Have you got a verse that you’ve been reflecting on in your life? Or wish to add some comment or meaning to the three I’ve posted, then please feel free to comment.  

The Royal Norfolk Show

For the last couple of years I’ve had the great opportunity of working with the Churches Together Tent at the Royal Norfolk Show. For those of you who are unaware of this particular county show, it is currently the largest Show of its kind within the country, to the point this year Norfolk made the national travel updates due to the amount of traffic on the roads… usually no one outside our county needs to know.

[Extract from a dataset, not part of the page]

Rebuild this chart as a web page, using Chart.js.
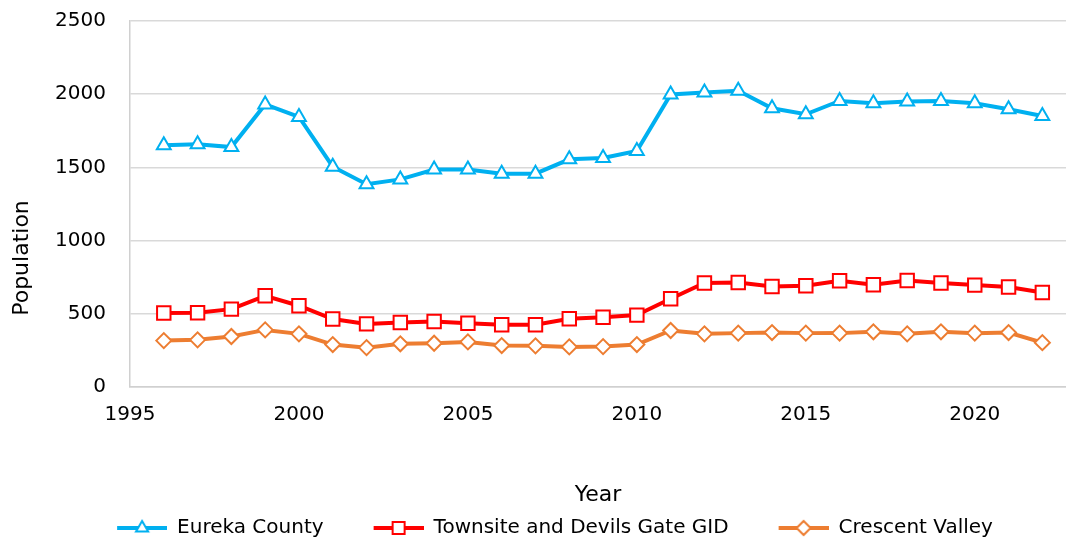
<!DOCTYPE html>
<html>
<head>
<meta charset="utf-8">
<script src="https://cdn.jsdelivr.net/npm/chart.js"></script>
<style>
  html, body { margin: 0; padding: 0; background: #fff; }
</style>
</head>
<body>
<canvas id="myChart" width="1066" height="543"></canvas>
<script>
// data
var years = [1996, 1997, 1998, 1999, 2000, 2001, 2002, 2003, 2004, 2005, 2006, 2007, 2008,
             2009, 2010, 2011, 2012, 2013, 2014, 2015, 2016, 2017, 2018, 2019, 2020, 2021, 2022];
var eureka = [1651, 1658, 1639, 1930, 1845, 1505, 1385, 1418, 1485, 1486, 1457, 1457, 1555,
              1564, 1612, 1998, 2012, 2023, 1904, 1863, 1954, 1938, 1950, 1954, 1938, 1897, 1851];
var townsite = [505, 507, 532, 623, 555, 464, 431, 440, 447, 436, 425, 425, 466,
                477, 491, 603, 710, 714, 687, 692, 726, 699, 728, 710, 696, 683, 646];
var crescent = [317, 322, 345, 390, 363, 290, 269, 295, 299, 308, 283, 281, 274,
                276, 290, 386, 363, 368, 372, 368, 368, 377, 363, 377, 368, 372, 303];
var seriesNames = ["Eureka County", "Townsite and Devils Gate GID", "Crescent Valley"];
var yTicks = [0, 500, 1000, 1500, 2000, 2500];
var xTickStep = 5;
var yTitle = "Population";

var colors = ["#00b0f0", "#ff0000", "#ed7d31"];
var styles = ["triangle", "rect", "rectRot"];
var radii = [8, 9.5, 7.5];
var FONT = "'DejaVu Sans', Verdana, sans-serif";

function toPoints(vals) {
  return vals.map(function (v, i) { return { x: years[i], y: v }; });
}

// legend icon: short line with the marker in the middle (Excel style)
function legendIcon(color, style) {
  var pad = 44, w = 50;
  var c = document.createElement("canvas");
  c.width = pad + w; c.height = 20;
  var g = c.getContext("2d");
  g.strokeStyle = color;
  g.lineWidth = 4;
  g.beginPath(); g.moveTo(pad, 10); g.lineTo(pad + w, 10); g.stroke();
  var cx = pad + w / 2, cy = 10, r;
  g.fillStyle = "#fff";
  g.lineWidth = 2;
  g.beginPath();
  if (style == "triangle") {
    r = 7;
    g.moveTo(cx, cy - r);
    g.lineTo(cx + r * 0.866, cy + r * 0.5);
    g.lineTo(cx - r * 0.866, cy + r * 0.5);
    g.closePath();
  } else if (style == "rect") {
    r = 6;
    g.rect(cx - r, cy - r, 2 * r, 2 * r);
  } else {
    r = 7;
    g.moveTo(cx, cy - r); g.lineTo(cx + r, cy); g.lineTo(cx, cy + r); g.lineTo(cx - r, cy);
    g.closePath();
  }
  g.fill(); g.stroke();
  return c;
}

var allSeries = [eureka, townsite, crescent];
var datasets = allSeries.map(function (vals, i) {
  return {
    label: seriesNames[i],
    data: toPoints(vals),
    borderColor: colors[i],
    backgroundColor: colors[i],
    borderWidth: 4,
    tension: 0,
    pointStyle: styles[i],
    pointRadius: radii[i],
    pointHoverRadius: radii[i],
    pointBackgroundColor: "#fff",
    pointBorderColor: colors[i],
    pointBorderWidth: 2
  };
});

var icons = colors.map(function (c, i) { return legendIcon(c, styles[i]); });

// y title sits lower than the plot centre in the reference, so draw it here
var yTitlePlugin = {
  id: "yTitle",
  afterDraw: function (chart) {
    var ctx = chart.ctx;
    ctx.save();
    ctx.translate(22, 258);
    ctx.rotate(-Math.PI / 2);
    ctx.font = "22px " + FONT;
    ctx.fillStyle = "#000";
    ctx.textAlign = "center";
    ctx.textBaseline = "middle";
    ctx.fillText(yTitle, 0, 0);
    ctx.restore();
  }
};

new Chart("myChart", {
  type: "line",
  data: { datasets: datasets },
  plugins: [yTitlePlugin],
  options: {
    responsive: false,
    animation: false,
    layout: { autoPadding: false, padding: { top: 21, right: 0, bottom: -5, left: 0 } },
    plugins: {
      tooltip: { enabled: false },
      legend: {
        position: "bottom",
        labels: {
          usePointStyle: true,
          pointStyleWidth: 94,
          padding: 6,
          color: "#000",
          font: { family: FONT, size: 20 },
          generateLabels: function (chart) {
            return chart.data.datasets.map(function (ds, i) {
              return {
                text: ds.label,
                pointStyle: icons[i],
                fillStyle: "#fff",
                strokeStyle: ds.borderColor,
                lineWidth: 0,
                hidden: false,
                datasetIndex: i,
                fontColor: "#000"
              };
            });
          }
        }
      }
    },
    scales: {
      x: {
        type: "linear",
        min: 1995,
        max: 2022.7,
        afterFit: function (s) {
          s.height = 125;
          s.paddingLeft = 0; s.paddingRight = 0;
        },
        afterBuildTicks: function (s) {
          s.ticks = s.ticks.filter(function (t) { return t.value % xTickStep === 0; });
        },
        ticks: {
          stepSize: xTickStep,
          includeBounds: false,
          padding: 16,
          color: "#000",
          font: { family: FONT, size: 20 },
          maxRotation: 0,
          callback: function (v) { return String(v); }
        },
        grid: { display: false, drawTicks: false },
        border: { display: true, color: "#d0d0d0", width: 1.5 },
        title: {
          display: true,
          text: "Year",
          color: "#000",
          font: { family: FONT, size: 22 },
          padding: { top: 0, bottom: 4 }
        }
      },
      y: {
        min: yTicks[0],
        max: yTicks[yTicks.length - 1],
        afterFit: function (s) {
          s.width = 130;
          s.paddingTop = 0; s.paddingBottom = 0;
        },
        afterBuildTicks: function (s) {
          s.ticks = yTicks.map(function (v) { return { value: v }; });
        },
        ticks: {
          padding: 24,
          color: "#000",
          font: { family: FONT, size: 20 },
          callback: function (v) { return String(v); }
        },
        grid: { color: "#d9d9d9", lineWidth: 1.5, drawTicks: false },
        border: { display: true, color: "#d0d0d0", width: 1.5 },
        title: { display: false }
      }
    }
  }
});
</script>
</body>
</html>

The first few years I had the privileged of an in-tent job working with the Messy church set up. The tent is often set out as a cafe with activities for children families or any one really who wants to get involved and then with activities around the perimeter focused on the theme as well as a prayer space. I loved woking on the Messy Church work, it gave both an opportunity to be messy but to allow the adults as much as anyone to have the space to discuss faith in a non threatening if not slightly unusual environment that was not judgemental but trying to offer support in all ways. It wasn’t just families but teachers as well, especially primary school teachers who were not necessarily comfortable with teaching RE found it great to allow their children to explore faith through both messy and Godly play. With the two years I spent in-tent so to say I had a great many conversations with visitors to the show.

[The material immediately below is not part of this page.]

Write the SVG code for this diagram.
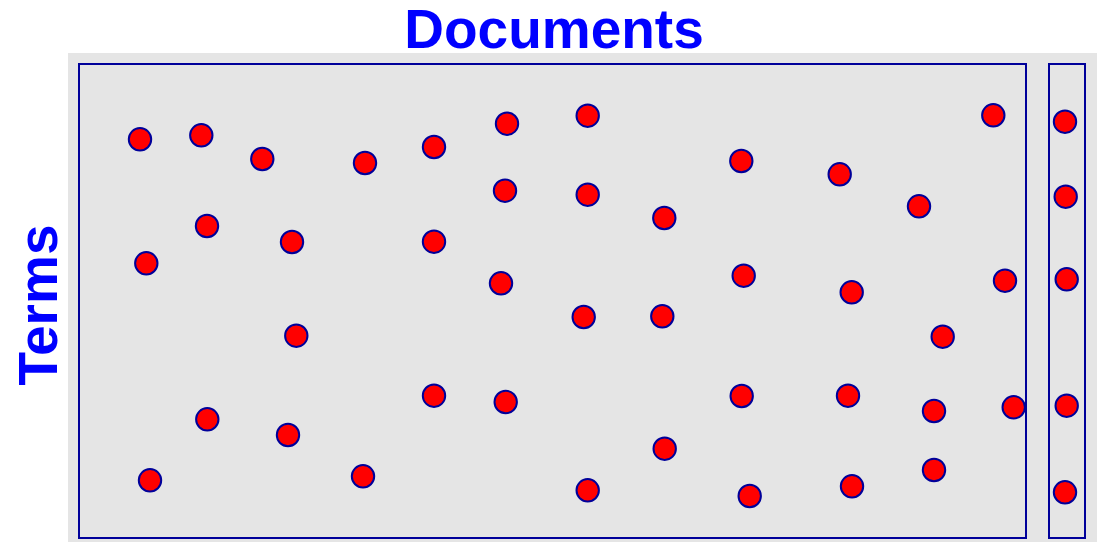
<svg xmlns="http://www.w3.org/2000/svg" width="1103" height="542" viewBox="0 0 1103 542">
<style>
.lbl{font-family:"Liberation Sans",Arial,sans-serif;font-weight:bold;font-size:55px;fill:#0000ff;text-anchor:middle}
.box{fill:none;stroke:#00009a;stroke-width:2}
.d{fill:#ff0000;stroke:#00009a;stroke-width:2}
</style>
<rect x="68" y="53" width="1029" height="489" fill="#e5e5e5"/>
<text class="lbl" x="554" y="48">Documents</text>
<text class="lbl" transform="translate(57,305) rotate(-90)">Terms</text>
<g id="matrix"><rect class="box" x="79" y="64" width="947" height="474"/></g>
<g id="query"><rect class="box" x="1049" y="64" width="36" height="474"/></g>
<g id="dots">
<circle class="d" cx="140" cy="139.3" r="11.2"/>
<circle class="d" cx="201.3" cy="135.3" r="11.2"/>
<circle class="d" cx="262.3" cy="159" r="11.2"/>
<circle class="d" cx="365" cy="163" r="11.2"/>
<circle class="d" cx="434" cy="147" r="11.2"/>
<circle class="d" cx="207" cy="226" r="11.2"/>
<circle class="d" cx="292" cy="242" r="11.2"/>
<circle class="d" cx="434" cy="241.7" r="11.2"/>
<circle class="d" cx="146.3" cy="263.3" r="11.2"/>
<circle class="d" cx="507" cy="123.7" r="11.2"/>
<circle class="d" cx="587.7" cy="115.7" r="11.2"/>
<circle class="d" cx="741.3" cy="161" r="11.2"/>
<circle class="d" cx="505" cy="190.7" r="11.2"/>
<circle class="d" cx="587.7" cy="194.7" r="11.2"/>
<circle class="d" cx="664.3" cy="218" r="11.2"/>
<circle class="d" cx="993.3" cy="115.3" r="11.2"/>
<circle class="d" cx="1065" cy="121.7" r="11.2"/>
<circle class="d" cx="839.7" cy="174.3" r="11.2"/>
<circle class="d" cx="919" cy="206.3" r="11.2"/>
<circle class="d" cx="1065.7" cy="196.7" r="11.2"/>
<circle class="d" cx="296.3" cy="335.7" r="11.2"/>
<circle class="d" cx="434" cy="395.7" r="11.2"/>
<circle class="d" cx="207.3" cy="419.3" r="11.2"/>
<circle class="d" cx="288" cy="435" r="11.2"/>
<circle class="d" cx="150" cy="480.3" r="11.2"/>
<circle class="d" cx="363" cy="476.3" r="11.2"/>
<circle class="d" cx="501" cy="283.3" r="11.2"/>
<circle class="d" cx="583.7" cy="317" r="11.2"/>
<circle class="d" cx="662.3" cy="316.3" r="11.2"/>
<circle class="d" cx="743.7" cy="275.7" r="11.2"/>
<circle class="d" cx="505.7" cy="402" r="11.2"/>
<circle class="d" cx="741.7" cy="396" r="11.2"/>
<circle class="d" cx="664.7" cy="448.7" r="11.2"/>
<circle class="d" cx="587.7" cy="490.3" r="11.2"/>
<circle class="d" cx="749.7" cy="496" r="11.2"/>
<circle class="d" cx="851.7" cy="292.3" r="11.2"/>
<circle class="d" cx="1005" cy="280.7" r="11.2"/>
<circle class="d" cx="1066.7" cy="279.3" r="11.2"/>
<circle class="d" cx="942.7" cy="336.7" r="11.2"/>
<circle class="d" cx="848" cy="395.7" r="11.2"/>
<circle class="d" cx="934" cy="411" r="11.2"/>
<circle class="d" cx="1013.7" cy="407.3" r="11.2"/>
<circle class="d" cx="1066.7" cy="405.7" r="11.2"/>
<circle class="d" cx="934" cy="470" r="11.2"/>
<circle class="d" cx="852" cy="486.3" r="11.2"/>
<circle class="d" cx="1065" cy="492.3" r="11.2"/>
</g>
</svg>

These last two years my role has been different, with the interest in chaplaincy my minister gave me the great opportunity to join other ministers, nuns and local chaplains in being show chaplains. I remember last year being completely daunted with the task when they showed me ‘my patch’ so to say. Firstly I was young. There is no denying the fact that in the culture in which I am most often perceived (British or Western) I am not of the age to talk to unless I am talking to those of that age, who probably should still consult some on older. It is difficult to think that in some cultures by now I would probably have been married off by now with at least a couple of children to fend for. Yet I recognise currently I have to have a lot of confidence within my ability and my identity, in some ways I can not hide behind the idea that age is wisdom because I do not have the wrinkles to pull it off (not all wise people have wrinkles and not all old people have wrinkles not all old people are wise and not all wise people are old – just as a disclaimer.) I do not have the identity of a dog collar, and actually this is something that people still connect with. The dog collar in some places can still be seen as something to respect. I found this year on my first at the show sharing the role with some who wore a dog collar meant that some people spoke to me because of the lovely lady I was with, who would not even recognise me the second day, let alone give me the time of day in some cases, because of this natural authority and respect the dog collar still gave. It was not the same in all cases but I still had to make my own identity and communicate that to the people with out the very helpful aid of a dog collar. Personally, I would like to recognise that the chaplains would have done and did there job wether with or with out the dog collar. They do an incredibly difficult but rewarding job and I pray that all chaplains in all situations from simple show chaplains to forces chaplains, betting shop chaplains to canal chaplains train chaplains to hospital chaplains and beyond continue to rest in God and allow his Spirit to continue working in there work.